Kebebasan berpikir di sekolah adalah fondasi penting untuk membangun generasi yang kritis dan beradab. Jika oposisi dalam konteks demokrasi berperan untuk mengontrol kekuasaan, maka dalam pendidikan, kebebasan berpikir berperan sebagai oposisi terhadap dogma yang dapat membatasi pemikiran siswa. Ini adalah bentuk oposisi yang sehat dan dibutuhkan untuk mendorong tumbuhnya bangsa yang kuat secara fundamental.
Menurut Paulo Freire, seorang tokoh pendidikan kritis asal Brazil, kebebasan berpikir adalah kunci dari "pendidikan pembebasan", di mana guru tidak hanya menjadi pengajar, tetapi fasilitator yang membantu siswa berpikir secara mandiri. Freire berpendapat bahwa pendidikan harus menumbuhkan kesadaran kritis (conscientizao) yang membebaskan individu dari penindasan mental dan mendorong siswa untuk mempertanyakan status quo. "Pendidikan sejati," menurut Freire, "tidak memaksakan pemikiran, tetapi memungkinkan dialog di mana siswa dan guru sama-sama belajar."

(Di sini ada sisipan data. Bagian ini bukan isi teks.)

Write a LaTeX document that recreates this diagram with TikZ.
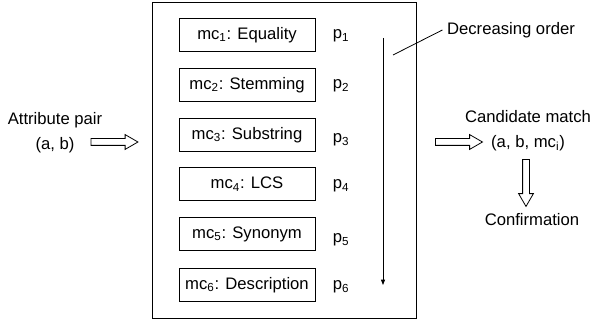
\documentclass[tikz,border=0pt]{standalone}
\usepackage{fontspec}
\setmainfont{Liberation Sans}
\usetikzlibrary{shapes.arrows,arrows.meta}

\begin{document}
\begin{tikzpicture}[x=0.75pt,y=-0.75pt,font=\fontsize{12.5}{18.5}\selectfont,
  matcher/.style={draw,line width=0.6pt,minimum width=102pt,minimum height=24.75pt,inner sep=0pt},
  fatarrow/.style={single arrow,draw,line width=0.6pt,inner xsep=0pt,inner ysep=2.25pt,
    single arrow head extend=3pt,single arrow tip angle=60,minimum height=35.25pt}]
\useasboundingbox (0,0) rectangle (592,324);
\draw[line width=0.7pt] (152,2) rectangle (416,318);

\node[matcher] (mc1) at (247,35) {mc\textsubscript{1}: Equality};
\node[matcher] (mc2) at (247,85) {mc\textsubscript{2}: Stemming};
\node[matcher] (mc3) at (247,135) {mc\textsubscript{3}: Substring};
\node[matcher] (mc4) at (247,184) {mc\textsubscript{4}: LCS};
\node[matcher] (mc5) at (247,234) {mc\textsubscript{5}: Synonym};
\node[matcher] (mc6) at (247,285) {mc\textsubscript{6}: Description};

\node (p1) at (341,36) {p\textsubscript{1}};
\node (p2) at (341,86) {p\textsubscript{2}};
\node (p3) at (341,140) {p\textsubscript{3}};
\node (p4) at (341,186) {p\textsubscript{4}};
\node (p5) at (341,240) {p\textsubscript{5}};
\node (p6) at (341,287) {p\textsubscript{6}};

\coordinate (top) at (383,38);
\coordinate (bottom) at (383,285);
\draw[line width=0.6pt,-{Triangle[length=4pt,width=3pt]}] (top) -- (bottom);

\node (order) at (511,30) {Decreasing order};
\coordinate (hook) at (393,55);
\draw[line width=0.6pt] (hook) -- (order.west);

\node[align=center] (pair) at (55,133) {Attribute pair\\(a, b)};
\node[fatarrow] (inarrow) at (111.5,142) {};

\node[align=center] (cand) at (528,131) {Candidate match\\(a, b, mc\textsubscript{i})};
\node[fatarrow] (outarrow) at (456,142) {};
\node[fatarrow,shape border rotate=270,inner xsep=2.25pt,inner ysep=0pt] (downarrow) at (526,180) {};
\node (confirm) at (532,220) {Confirmation};
\end{tikzpicture}
\end{document}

Senada dengan itu, Ki Hajar Dewantara, Bapak Pendidikan Nasional Indonesia, mengemukakan konsep "ing ngarso sung tulodo, ing madyo mangun karso, tut wuri handayani", yang menekankan kebebasan siswa untuk berkembang dengan bimbingan. Dewantara percaya bahwa pendidikan harus menuntun siswa untuk berpikir kritis dan merdeka, di mana guru bukanlah pusat dari segala ilmu, melainkan memberikan teladan, membangun inisiatif, dan memberikan kebebasan di belakang, sehingga siswa dapat mengeksplorasi gagasan dan menemukan potensi diri mereka sendiri.
Keduanya menekankan bahwa kebebasan berpikir di sekolah bukan sekadar hak, tetapi juga tanggung jawab guru untuk mendorong siswa agar mampu berpikir secara kritis, kreatif, dan independen. Dengan demikian, sekolah menjadi tempat yang aman bagi perkembangan intelektual yang kritis, bukan sekadar ruang untuk menghafal dan mengikuti dogma, tetapi arena untuk berpikir, berdebat, dan menemukan kebenaran.
Dengan demikian, spirit oposisi positif yang dijalankan dengan rasionalitas dan kebebasan berpikir perlu terus digelorakan di lingkungan pendidikan. Ini bukan hanya akan memperkuat kualitas demokrasi dalam dunia pendidikan, tetapi juga berkontribusi pada kemajuan peradaban bangsa di masa depan.